Task description: Exactly repeat the material, dropping every picture from the copy.
_ _ _ _ _ _ _
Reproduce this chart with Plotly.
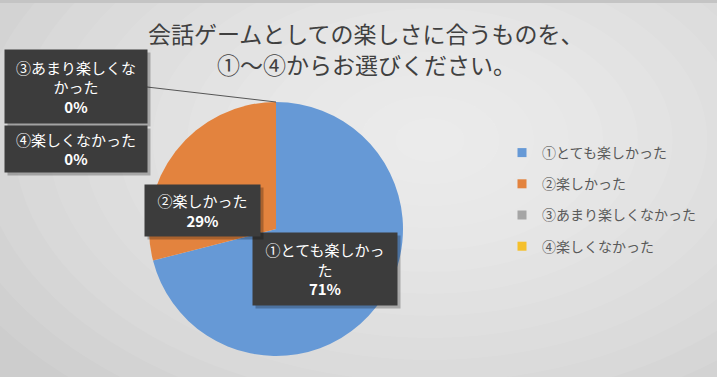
import plotly.graph_objects as go

# ---- data ----
labels = ["①とても楽しかった", "②楽しかった", "③あまり楽しくなかった", "④楽しくなかった"]
values = [71, 29, 0, 0]
colors = ["#6699D6", "#E3833E", "#A5A5A5", "#F5C02C"]
title_lines = ["会話ゲームとしての楽しさに合うものを、", "①～④からお選びください。"]

W, H = 717, 387
FONT = "Noto Sans CJK JP"


def px(x):
    return x / W


def py(y):
    return 1 - y / H


def wrap(s, n=8):
    return "<br>".join(s[i:i + n] for i in range(0, len(s), n))


total = sum(values)
pcts = [round(v / total * 100) for v in values]

# pie geometry (pixels)
cx, cy, r = 276, 229, 127

fig = go.Figure()
fig.add_trace(go.Pie(
    labels=labels, values=values, sort=False, direction="clockwise", rotation=0,
    marker=dict(colors=colors, line=dict(width=0)),
    textinfo="none", hoverinfo="label+percent", showlegend=False,
    domain=dict(x=[px(cx - r), px(cx + r)], y=[py(cy + r), py(cy - r)]),
))

# legend entries
for lab, col in zip(labels, colors):
    fig.add_trace(go.Scatter(
        x=[None], y=[None], mode="markers", name=lab, legendgroup=lab,
        marker=dict(symbol="square", size=9, color=col),
    ))

# background radial gradient
shapes = []
gx, gy, rx, ry = 430, 140, 520, 330
N = 15
for i in range(N):
    f = 1 - i / N
    shapes.append(dict(type="circle", xref="paper", yref="paper", layer="below",
                       x0=px(gx - rx * f), x1=px(gx + rx * f),
                       y0=py(gy + ry * f), y1=py(gy - ry * f),
                       fillcolor="rgba(255,255,255,0.075)", line=dict(width=0)))
# thin border line at top, white strip at bottom
shapes.append(dict(type="rect", xref="paper", yref="paper", layer="below",
                   x0=0, x1=1, y0=py(3), y1=1, fillcolor="#c4c4c4", line=dict(width=0)))
shapes.append(dict(type="rect", xref="paper", yref="paper", layer="below",
                   x0=0, x1=1, y0=0, y1=py(377), fillcolor="white", line=dict(width=0)))
# leader line from label 3 box to pie
shapes.append(dict(type="line", xref="paper", yref="paper", layer="above",
                   x0=px(147), y0=py(87), x1=px(cx), y1=py(cy - r),
                   line=dict(color="#555555", width=1)))

annotations = []
for line, ty in zip(title_lines, [33, 64]):
    annotations.append(dict(
        text=line, x=px(366), y=py(ty), xref="paper", yref="paper",
        showarrow=False, font=dict(family=FONT, size=23, color="#404040"),
        xanchor="center", yanchor="middle"))

# data label boxes: (center x, center y, width, height)
boxes = [(325, 269, 144, 72), (202, 210, 115, 51), (76, 86, 142, 73), (76, 149, 142, 46)]
for lab, p, (bx, by, bw, bh) in zip(labels, pcts, boxes):
    txt = wrap(lab) + "<br><b>%d%%</b>" % p
    annotations.append(dict(
        text="", x=px(bx + 3), y=py(by + 3), xref="paper", yref="paper", showarrow=False,
        width=bw, height=bh, bgcolor="rgba(0,0,0,0.25)", borderpad=0,
        xanchor="center", yanchor="middle"))
    annotations.append(dict(
        text=txt, x=px(bx), y=py(by), xref="paper", yref="paper", showarrow=False,
        width=bw, height=bh, bgcolor="#3c3c3c", borderpad=0,
        font=dict(family=FONT, size=15, color="white"),
        xanchor="center", yanchor="middle"))

fig.update_layout(
    width=W, height=H, margin=dict(l=0, r=0, t=0, b=0),
    paper_bgcolor="#cdcdcd", plot_bgcolor="rgba(0,0,0,0)",
    xaxis=dict(visible=False), yaxis=dict(visible=False),
    shapes=shapes, annotations=annotations,
    legend=dict(x=px(502), y=py(137), xanchor="left", yanchor="top",
                font=dict(family=FONT, size=14, color="#595959"),
                bgcolor="rgba(0,0,0,0)", tracegroupgap=10, itemwidth=30),
    font=dict(family=FONT),
)

fig.write_html("out.html", config={"displayModeBar": False},
               post_script="document.body.style.margin='0';")
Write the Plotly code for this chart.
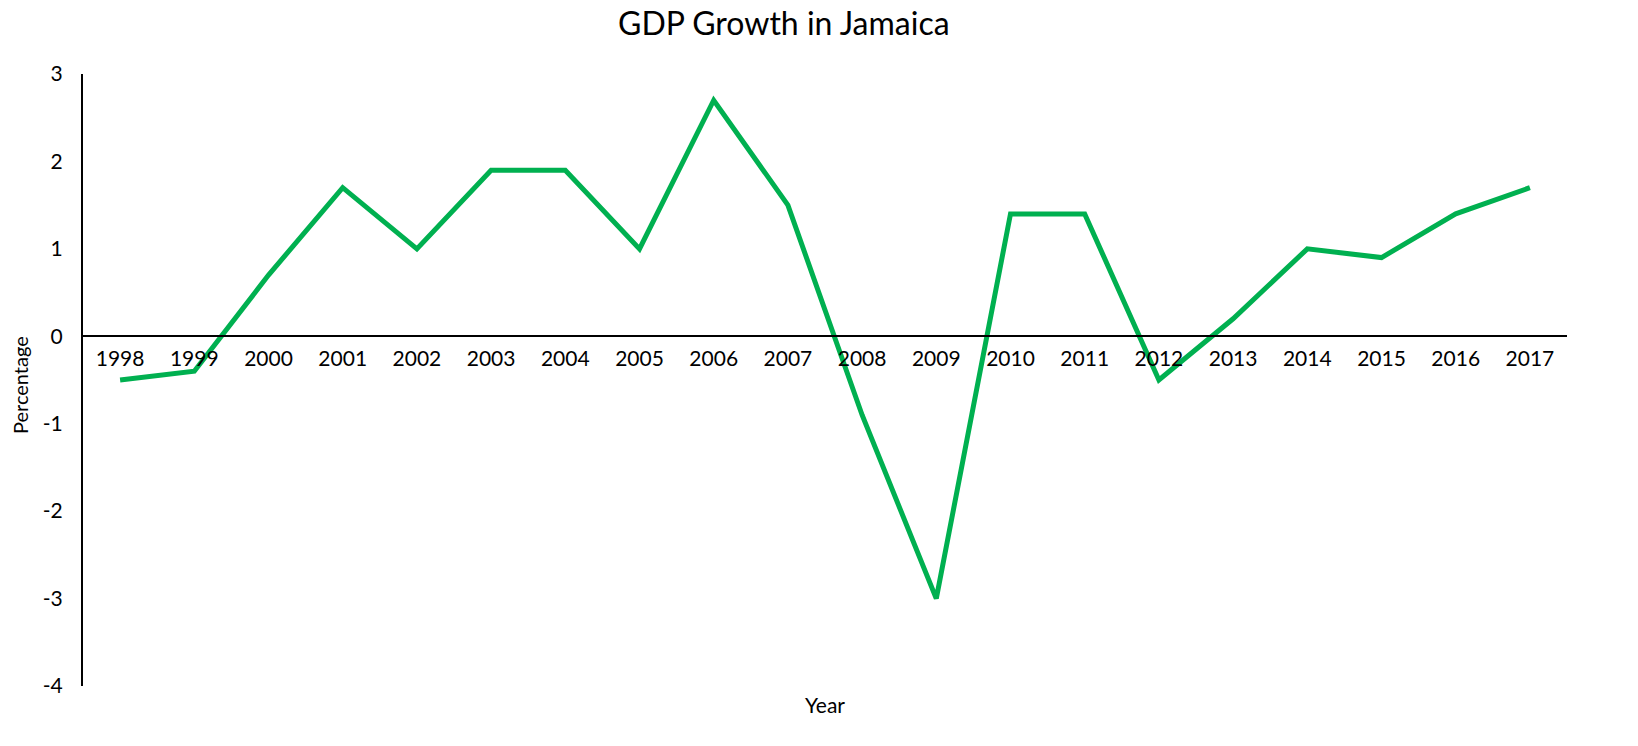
_ _ _ _ _ _ _
The output:
Reproduce this chart with Plotly.
import plotly.graph_objects as go

# ---- data ----
labels = ["①とても楽しかった", "②楽しかった", "③あまり楽しくなかった", "④楽しくなかった"]
values = [71, 29, 0, 0]
colors = ["#6699D6", "#E3833E", "#A5A5A5", "#F5C02C"]
title_lines = ["会話ゲームとしての楽しさに合うものを、", "①～④からお選びください。"]

W, H = 717, 387
FONT = "Noto Sans CJK JP"


def px(x):
    return x / W


def py(y):
    return 1 - y / H


def wrap(s, n=8):
    return "<br>".join(s[i:i + n] for i in range(0, len(s), n))


total = sum(values)
pcts = [round(v / total * 100) for v in values]

# pie geometry (pixels)
cx, cy, r = 276, 229, 127

fig = go.Figure()
fig.add_trace(go.Pie(
    labels=labels, values=values, sort=False, direction="clockwise", rotation=0,
    marker=dict(colors=colors, line=dict(width=0)),
    textinfo="none", hoverinfo="label+percent", showlegend=False,
    domain=dict(x=[px(cx - r), px(cx + r)], y=[py(cy + r), py(cy - r)]),
))

# legend entries
for lab, col in zip(labels, colors):
    fig.add_trace(go.Scatter(
        x=[None], y=[None], mode="markers", name=lab, legendgroup=lab,
        marker=dict(symbol="square", size=9, color=col),
    ))

# background radial gradient
shapes = []
gx, gy, rx, ry = 430, 140, 520, 330
N = 15
for i in range(N):
    f = 1 - i / N
    shapes.append(dict(type="circle", xref="paper", yref="paper", layer="below",
                       x0=px(gx - rx * f), x1=px(gx + rx * f),
                       y0=py(gy + ry * f), y1=py(gy - ry * f),
                       fillcolor="rgba(255,255,255,0.075)", line=dict(width=0)))
# thin border line at top, white strip at bottom
shapes.append(dict(type="rect", xref="paper", yref="paper", layer="below",
                   x0=0, x1=1, y0=py(3), y1=1, fillcolor="#c4c4c4", line=dict(width=0)))
shapes.append(dict(type="rect", xref="paper", yref="paper", layer="below",
                   x0=0, x1=1, y0=0, y1=py(377), fillcolor="white", line=dict(width=0)))
# leader line from label 3 box to pie
shapes.append(dict(type="line", xref="paper", yref="paper", layer="above",
                   x0=px(147), y0=py(87), x1=px(cx), y1=py(cy - r),
                   line=dict(color="#555555", width=1)))

annotations = []
for line, ty in zip(title_lines, [33, 64]):
    annotations.append(dict(
        text=line, x=px(366), y=py(ty), xref="paper", yref="paper",
        showarrow=False, font=dict(family=FONT, size=23, color="#404040"),
        xanchor="center", yanchor="middle"))

# data label boxes: (center x, center y, width, height)
boxes = [(325, 269, 144, 72), (202, 210, 115, 51), (76, 86, 142, 73), (76, 149, 142, 46)]
for lab, p, (bx, by, bw, bh) in zip(labels, pcts, boxes):
    txt = wrap(lab) + "<br><b>%d%%</b>" % p
    annotations.append(dict(
        text="", x=px(bx + 3), y=py(by + 3), xref="paper", yref="paper", showarrow=False,
        width=bw, height=bh, bgcolor="rgba(0,0,0,0.25)", borderpad=0,
        xanchor="center", yanchor="middle"))
    annotations.append(dict(
        text=txt, x=px(bx), y=py(by), xref="paper", yref="paper", showarrow=False,
        width=bw, height=bh, bgcolor="#3c3c3c", borderpad=0,
        font=dict(family=FONT, size=15, color="white"),
        xanchor="center", yanchor="middle"))

fig.update_layout(
    width=W, height=H, margin=dict(l=0, r=0, t=0, b=0),
    paper_bgcolor="#cdcdcd", plot_bgcolor="rgba(0,0,0,0)",
    xaxis=dict(visible=False), yaxis=dict(visible=False),
    shapes=shapes, annotations=annotations,
    legend=dict(x=px(502), y=py(137), xanchor="left", yanchor="top",
                font=dict(family=FONT, size=14, color="#595959"),
                bgcolor="rgba(0,0,0,0)", tracegroupgap=10, itemwidth=30),
    font=dict(family=FONT),
)

fig.write_html("out.html", config={"displayModeBar": False},
               post_script="document.body.style.margin='0';")
Write the Plotly code for this chart.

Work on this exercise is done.